WRITTEN TASK –
Using the material below, print a verbatim copy of every line from the one containing "Reproduce this chart with Plotly." through the one containing "import plotly.graph_objects as go", inclusive, and omit the pictures.

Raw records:
════

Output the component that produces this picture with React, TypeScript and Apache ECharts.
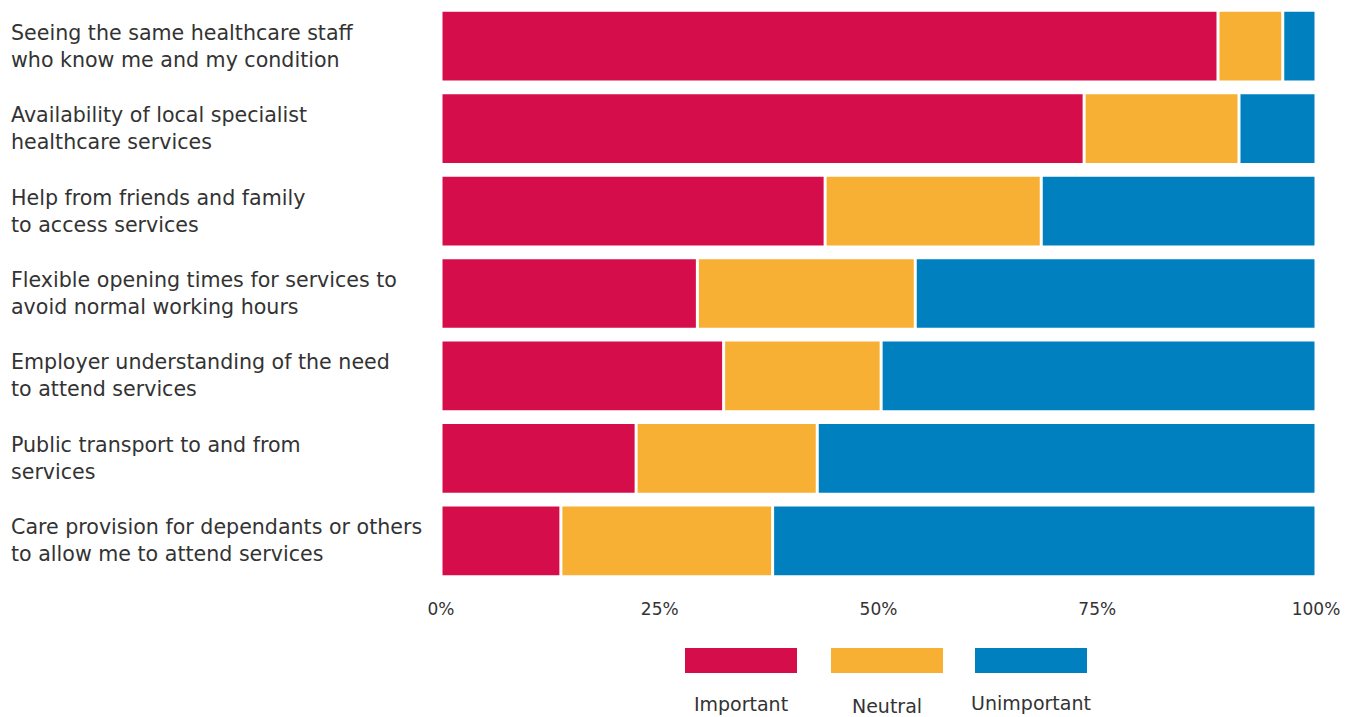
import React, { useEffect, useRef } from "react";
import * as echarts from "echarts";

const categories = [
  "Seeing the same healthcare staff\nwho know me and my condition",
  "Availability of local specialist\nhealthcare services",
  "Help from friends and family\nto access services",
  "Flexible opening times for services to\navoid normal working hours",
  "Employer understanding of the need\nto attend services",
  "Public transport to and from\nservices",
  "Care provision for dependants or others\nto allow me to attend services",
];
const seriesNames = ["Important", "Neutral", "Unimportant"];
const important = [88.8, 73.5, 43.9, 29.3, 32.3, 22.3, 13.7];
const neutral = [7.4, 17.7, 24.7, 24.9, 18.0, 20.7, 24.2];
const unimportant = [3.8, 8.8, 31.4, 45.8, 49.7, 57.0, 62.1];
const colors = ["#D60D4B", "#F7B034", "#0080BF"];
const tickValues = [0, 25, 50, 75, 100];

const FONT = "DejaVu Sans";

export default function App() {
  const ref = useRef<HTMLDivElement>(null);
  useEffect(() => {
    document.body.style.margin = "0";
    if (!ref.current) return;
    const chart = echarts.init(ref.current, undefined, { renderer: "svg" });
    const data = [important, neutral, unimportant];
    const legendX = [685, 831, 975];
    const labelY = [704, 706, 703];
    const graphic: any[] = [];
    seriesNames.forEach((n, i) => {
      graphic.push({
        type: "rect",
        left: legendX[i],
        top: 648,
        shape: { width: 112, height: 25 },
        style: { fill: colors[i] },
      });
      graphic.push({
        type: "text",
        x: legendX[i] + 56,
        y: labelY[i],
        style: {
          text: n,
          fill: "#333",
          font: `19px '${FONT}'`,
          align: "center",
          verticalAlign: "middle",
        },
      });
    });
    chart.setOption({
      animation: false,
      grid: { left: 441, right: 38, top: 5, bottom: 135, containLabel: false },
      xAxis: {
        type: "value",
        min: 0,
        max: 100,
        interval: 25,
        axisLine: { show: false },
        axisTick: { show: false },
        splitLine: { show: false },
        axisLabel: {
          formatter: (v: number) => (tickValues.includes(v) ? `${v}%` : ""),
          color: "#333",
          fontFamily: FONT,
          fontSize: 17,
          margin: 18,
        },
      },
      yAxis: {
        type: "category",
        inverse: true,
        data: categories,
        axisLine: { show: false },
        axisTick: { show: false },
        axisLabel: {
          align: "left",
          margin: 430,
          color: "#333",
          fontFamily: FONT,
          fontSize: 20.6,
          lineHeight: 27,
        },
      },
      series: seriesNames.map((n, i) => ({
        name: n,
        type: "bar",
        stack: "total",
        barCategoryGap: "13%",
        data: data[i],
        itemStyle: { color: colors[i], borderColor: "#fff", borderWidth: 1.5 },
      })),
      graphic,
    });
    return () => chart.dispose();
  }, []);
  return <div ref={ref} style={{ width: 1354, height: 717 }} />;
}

════

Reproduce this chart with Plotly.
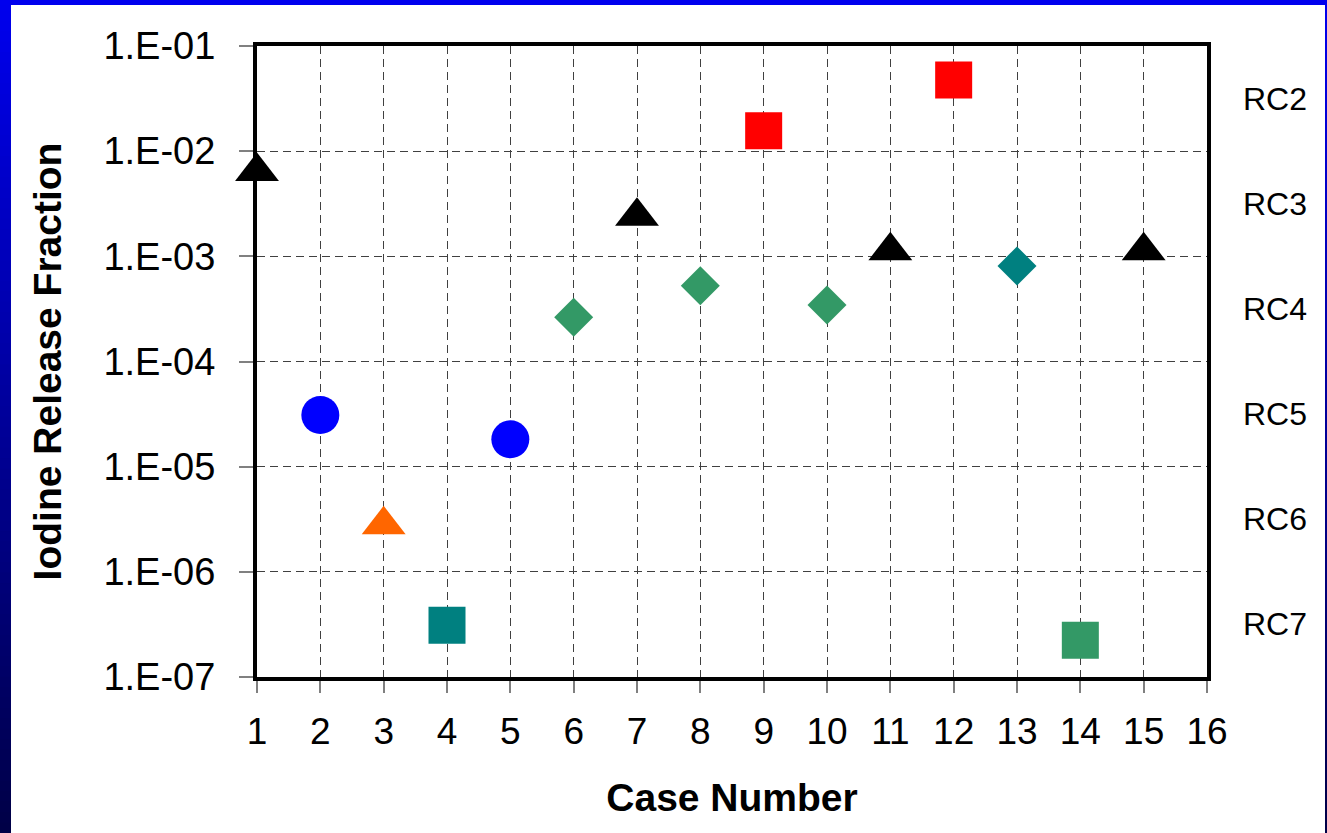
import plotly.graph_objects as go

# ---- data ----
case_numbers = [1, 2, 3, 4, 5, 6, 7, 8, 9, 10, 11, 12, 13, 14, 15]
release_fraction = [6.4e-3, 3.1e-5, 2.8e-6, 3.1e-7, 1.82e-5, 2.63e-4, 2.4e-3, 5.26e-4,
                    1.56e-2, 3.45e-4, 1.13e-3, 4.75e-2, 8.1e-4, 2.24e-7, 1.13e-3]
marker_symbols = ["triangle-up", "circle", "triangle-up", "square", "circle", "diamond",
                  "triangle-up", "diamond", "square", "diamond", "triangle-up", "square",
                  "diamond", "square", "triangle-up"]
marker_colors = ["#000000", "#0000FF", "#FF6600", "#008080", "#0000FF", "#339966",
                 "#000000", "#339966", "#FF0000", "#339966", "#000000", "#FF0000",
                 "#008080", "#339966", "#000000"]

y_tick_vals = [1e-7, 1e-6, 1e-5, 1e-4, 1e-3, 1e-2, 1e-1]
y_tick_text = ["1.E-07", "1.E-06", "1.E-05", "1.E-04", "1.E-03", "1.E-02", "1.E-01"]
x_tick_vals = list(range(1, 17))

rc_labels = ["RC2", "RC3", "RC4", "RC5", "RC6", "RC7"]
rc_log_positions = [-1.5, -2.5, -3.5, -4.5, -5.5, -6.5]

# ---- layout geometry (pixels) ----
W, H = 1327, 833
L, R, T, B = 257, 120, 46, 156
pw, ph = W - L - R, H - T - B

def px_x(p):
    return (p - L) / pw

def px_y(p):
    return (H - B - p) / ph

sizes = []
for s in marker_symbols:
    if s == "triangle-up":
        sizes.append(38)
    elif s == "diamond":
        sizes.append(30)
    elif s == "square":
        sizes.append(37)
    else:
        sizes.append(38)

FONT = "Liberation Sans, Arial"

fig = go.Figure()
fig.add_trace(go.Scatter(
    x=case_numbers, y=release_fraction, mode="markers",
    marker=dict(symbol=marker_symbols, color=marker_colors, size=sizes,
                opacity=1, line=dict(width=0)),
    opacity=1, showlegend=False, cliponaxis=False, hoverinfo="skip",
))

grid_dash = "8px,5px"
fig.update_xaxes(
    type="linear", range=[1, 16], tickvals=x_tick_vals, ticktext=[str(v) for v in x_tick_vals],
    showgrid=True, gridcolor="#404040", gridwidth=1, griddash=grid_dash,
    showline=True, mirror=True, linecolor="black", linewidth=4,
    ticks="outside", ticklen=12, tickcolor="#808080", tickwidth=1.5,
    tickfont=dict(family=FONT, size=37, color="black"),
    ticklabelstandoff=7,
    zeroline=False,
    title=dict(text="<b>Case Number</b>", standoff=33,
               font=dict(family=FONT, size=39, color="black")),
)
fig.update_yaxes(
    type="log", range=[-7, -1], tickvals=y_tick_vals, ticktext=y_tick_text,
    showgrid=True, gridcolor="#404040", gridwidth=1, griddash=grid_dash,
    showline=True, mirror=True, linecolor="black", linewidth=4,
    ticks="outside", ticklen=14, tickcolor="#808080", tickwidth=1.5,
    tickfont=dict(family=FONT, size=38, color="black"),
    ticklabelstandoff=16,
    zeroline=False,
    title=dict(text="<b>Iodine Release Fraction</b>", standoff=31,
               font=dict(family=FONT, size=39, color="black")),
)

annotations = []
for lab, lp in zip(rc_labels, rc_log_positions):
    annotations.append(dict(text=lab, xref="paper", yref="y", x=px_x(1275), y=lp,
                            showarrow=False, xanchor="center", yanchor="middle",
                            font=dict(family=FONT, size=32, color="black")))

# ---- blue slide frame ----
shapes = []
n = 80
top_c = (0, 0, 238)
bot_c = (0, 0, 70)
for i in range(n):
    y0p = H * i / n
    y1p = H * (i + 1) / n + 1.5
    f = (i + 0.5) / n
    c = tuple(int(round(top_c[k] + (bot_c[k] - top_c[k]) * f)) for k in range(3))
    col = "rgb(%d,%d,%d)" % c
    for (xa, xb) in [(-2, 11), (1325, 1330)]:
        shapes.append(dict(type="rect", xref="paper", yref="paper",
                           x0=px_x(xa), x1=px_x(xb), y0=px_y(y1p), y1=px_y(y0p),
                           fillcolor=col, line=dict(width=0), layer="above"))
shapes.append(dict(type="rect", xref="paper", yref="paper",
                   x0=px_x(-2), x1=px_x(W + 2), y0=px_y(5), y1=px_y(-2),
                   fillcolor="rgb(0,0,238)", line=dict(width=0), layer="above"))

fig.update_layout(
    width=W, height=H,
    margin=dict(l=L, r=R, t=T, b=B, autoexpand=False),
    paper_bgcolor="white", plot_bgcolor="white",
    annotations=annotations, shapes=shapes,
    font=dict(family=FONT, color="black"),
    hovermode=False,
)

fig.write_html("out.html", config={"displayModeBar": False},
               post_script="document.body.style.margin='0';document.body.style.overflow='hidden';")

════

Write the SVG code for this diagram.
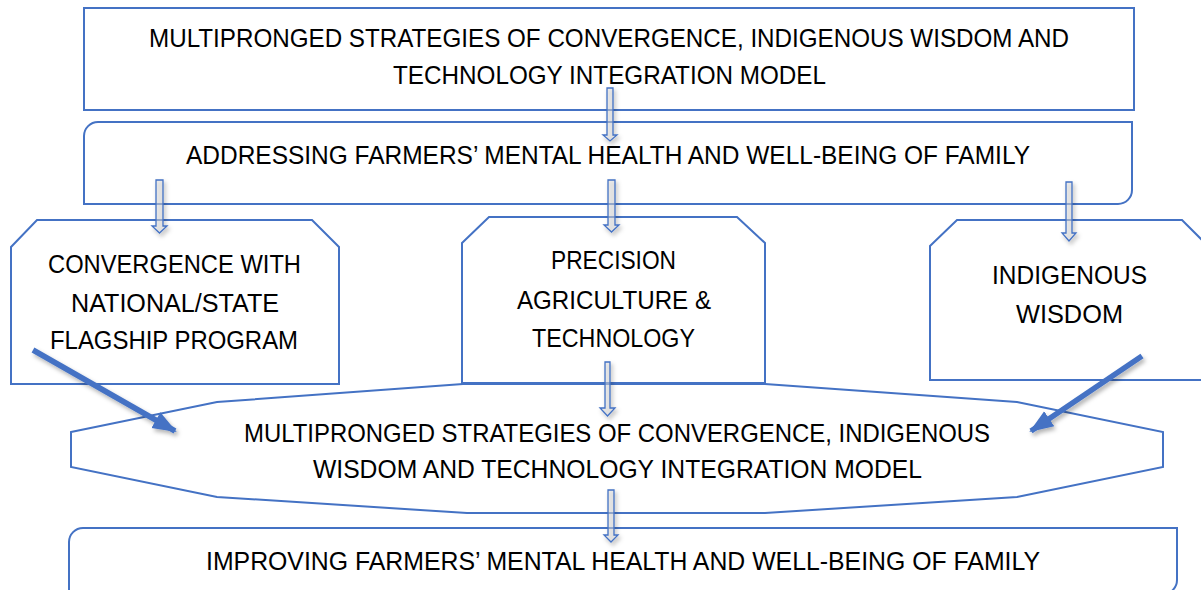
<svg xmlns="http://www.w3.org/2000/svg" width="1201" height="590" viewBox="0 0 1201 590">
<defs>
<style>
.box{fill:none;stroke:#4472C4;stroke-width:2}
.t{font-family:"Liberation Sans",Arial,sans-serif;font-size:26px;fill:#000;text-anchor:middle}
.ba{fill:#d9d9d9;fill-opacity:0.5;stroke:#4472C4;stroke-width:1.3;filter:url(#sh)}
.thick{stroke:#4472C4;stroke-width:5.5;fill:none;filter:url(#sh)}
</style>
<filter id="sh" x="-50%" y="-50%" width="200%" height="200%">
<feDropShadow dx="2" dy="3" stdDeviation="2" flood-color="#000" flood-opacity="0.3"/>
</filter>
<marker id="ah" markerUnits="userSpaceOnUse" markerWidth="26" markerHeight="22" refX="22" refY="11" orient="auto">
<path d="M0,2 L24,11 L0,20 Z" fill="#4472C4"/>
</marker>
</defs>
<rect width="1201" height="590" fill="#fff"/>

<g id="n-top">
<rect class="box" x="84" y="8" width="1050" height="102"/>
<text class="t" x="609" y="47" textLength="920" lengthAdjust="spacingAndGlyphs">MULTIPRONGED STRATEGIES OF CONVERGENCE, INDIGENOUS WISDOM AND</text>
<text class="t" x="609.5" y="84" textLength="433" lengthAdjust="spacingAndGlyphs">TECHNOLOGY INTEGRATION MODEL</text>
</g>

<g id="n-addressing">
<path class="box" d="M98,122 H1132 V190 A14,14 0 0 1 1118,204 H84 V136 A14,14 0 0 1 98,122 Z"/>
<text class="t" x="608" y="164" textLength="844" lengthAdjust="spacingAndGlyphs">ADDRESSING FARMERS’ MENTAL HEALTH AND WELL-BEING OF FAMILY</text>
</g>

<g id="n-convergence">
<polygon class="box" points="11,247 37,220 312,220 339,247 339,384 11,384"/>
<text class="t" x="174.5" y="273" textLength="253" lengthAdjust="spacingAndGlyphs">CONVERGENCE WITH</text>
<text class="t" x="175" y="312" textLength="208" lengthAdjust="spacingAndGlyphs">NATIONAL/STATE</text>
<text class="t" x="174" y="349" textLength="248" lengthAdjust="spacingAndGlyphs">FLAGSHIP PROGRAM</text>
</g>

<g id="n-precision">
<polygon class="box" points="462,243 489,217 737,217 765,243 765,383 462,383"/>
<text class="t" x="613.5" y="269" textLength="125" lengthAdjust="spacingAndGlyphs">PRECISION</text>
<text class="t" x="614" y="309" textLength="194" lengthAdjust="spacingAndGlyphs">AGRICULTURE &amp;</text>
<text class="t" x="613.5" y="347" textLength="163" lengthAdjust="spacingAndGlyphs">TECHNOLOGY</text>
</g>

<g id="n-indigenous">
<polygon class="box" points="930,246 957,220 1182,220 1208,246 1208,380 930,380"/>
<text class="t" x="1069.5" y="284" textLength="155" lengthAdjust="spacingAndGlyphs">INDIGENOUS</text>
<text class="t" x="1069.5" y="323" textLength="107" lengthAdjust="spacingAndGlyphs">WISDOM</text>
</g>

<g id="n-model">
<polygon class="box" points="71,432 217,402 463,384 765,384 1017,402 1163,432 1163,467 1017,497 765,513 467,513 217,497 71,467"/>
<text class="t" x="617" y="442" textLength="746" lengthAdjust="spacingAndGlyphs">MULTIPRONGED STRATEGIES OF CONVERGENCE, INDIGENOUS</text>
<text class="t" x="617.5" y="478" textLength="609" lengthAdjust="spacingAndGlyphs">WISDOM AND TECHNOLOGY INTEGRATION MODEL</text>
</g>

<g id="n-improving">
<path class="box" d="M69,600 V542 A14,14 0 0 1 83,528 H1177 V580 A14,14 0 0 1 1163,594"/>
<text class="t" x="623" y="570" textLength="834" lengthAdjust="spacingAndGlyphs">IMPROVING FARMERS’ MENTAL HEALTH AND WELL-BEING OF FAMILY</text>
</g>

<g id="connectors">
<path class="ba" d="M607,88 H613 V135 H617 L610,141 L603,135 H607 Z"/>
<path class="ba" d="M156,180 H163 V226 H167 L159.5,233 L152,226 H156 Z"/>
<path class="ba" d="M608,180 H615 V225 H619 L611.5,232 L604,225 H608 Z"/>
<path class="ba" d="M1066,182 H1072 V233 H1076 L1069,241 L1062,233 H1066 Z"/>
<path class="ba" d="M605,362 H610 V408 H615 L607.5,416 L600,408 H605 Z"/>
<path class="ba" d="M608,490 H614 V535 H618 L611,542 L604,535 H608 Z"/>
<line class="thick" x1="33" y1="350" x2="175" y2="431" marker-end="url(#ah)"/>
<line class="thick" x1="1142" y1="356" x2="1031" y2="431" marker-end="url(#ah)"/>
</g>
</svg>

════

SOLUTION –
Reproduce this chart with Plotly.
import plotly.graph_objects as go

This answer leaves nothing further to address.